The U.S. is the world’s largest producer of natural gas followed by Russia which incidentally has monopoly over almost 20 percent of gas reserves in the world. If the U.S. sets up a puppet regime in Ukraine, it would mean the loss of a strategic economic and political advantage for Russia to the U.S. and E.U. Not only will Russia lose Ukraine’s business, it will lose the gateway through which it supplies gas to the rest of Europe. Even worse for the Kremlin is the prospect, that if the U.S. or E.U. gains control over Ukraine, they would increase their military presence on Russia’s periphery.
Russia is simply protecting its strategic geopolitical and economic interests. Even so, that does not warrant the breaching of another nation’s territorial sovereignty although the talk of sovereignty is now in question since the parliament of Crimea has voted 78-0 with eight abstentions in favor of holding a referendum and joining Russia.
The U.S. should respect Russia’s economic and political historical ties to Ukraine and also Crimea’s wishes even if it chooses Russia. Any attempt to usurp these ties could lead to full scale military retribution from Russia of which the casualties will unfortunately be the ordinary citizens of Ukraine, not U.S., Western or Russian citizens. Ukraine’s top three potential leaders Arseniy Yatseniuk, Vitaly Klitschko and Oleh Tyahnibok should consider this fact when in private negotiations with diplomats from the U.S., E.U., or Russia. The welfare of Ukrainians should be prioritized.
In conclusion, as succinctly captured by the Indo-Pacific Institute, nobody (U.S., E.U., Russia, Ukraine) showed patience and maturity in Ukraine’s political power struggle. Everybody was in hurry for position and influence. The result is Crimea is the causality along with all other ordinary Ukrainians.
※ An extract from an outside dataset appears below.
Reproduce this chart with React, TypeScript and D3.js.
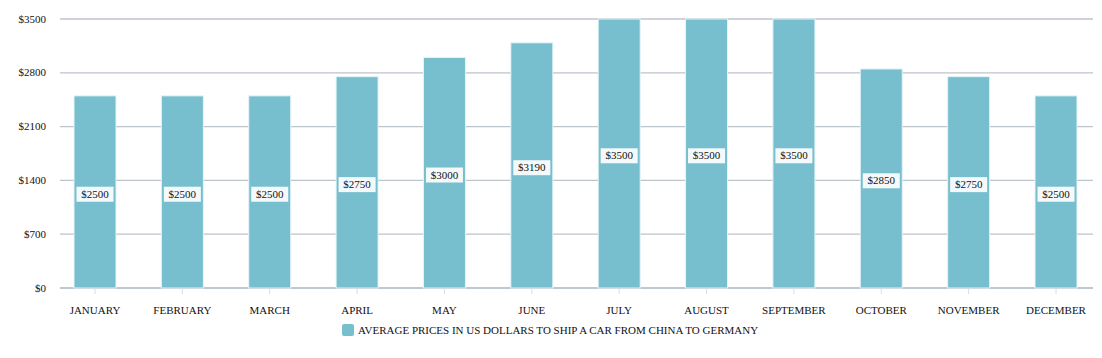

Ukrainians should determine their future through constitutional means, via democratic mechanisms such as referendums, elections etc. Free and fair elections should be held under the supervision of observers from all sides—including the United Nations.
This is in agreement with the U.S. government rhetoric which says, ultimately it’s up to Ukrainians to determine their future. Vladimir Putin has made similar remarks in a meeting with the press where he stated, “[Ukrainian] people should have the right to determine their own future, that of their families and of their region, and to have equal participation in it.” For Ukrainians to secure this right, it will take a lot of determination.
Dr. Martin Luther King Jr. after having witnessed in person Ghana’s independence returned to the U.S. and preached a sermon entitled, ‘The Birth of a New Nation’. In this sermon, he said, “…the oppressor never voluntarily gives freedom to the oppressed. You have to work for it. And if Nkrumah and the people of the Gold Coast had not stood up persistently, revolting against the system, it would still be a colony of the British Empire. Freedom is never given to anybody. For the oppressor has you in domination because he plans to keep you there, and he never voluntarily gives it up. And that is where the strong resistance comes. Privileged classes never give up their privileges without strong resistance”.
Ukrainians are yet to taste this on an international level. The buck really does stop with Ukrainians—whether they are willing to walk the long road to freedom or opt for the path of least resistance. Their leaders can secure their future or sell it in exchange for a mess of pottage.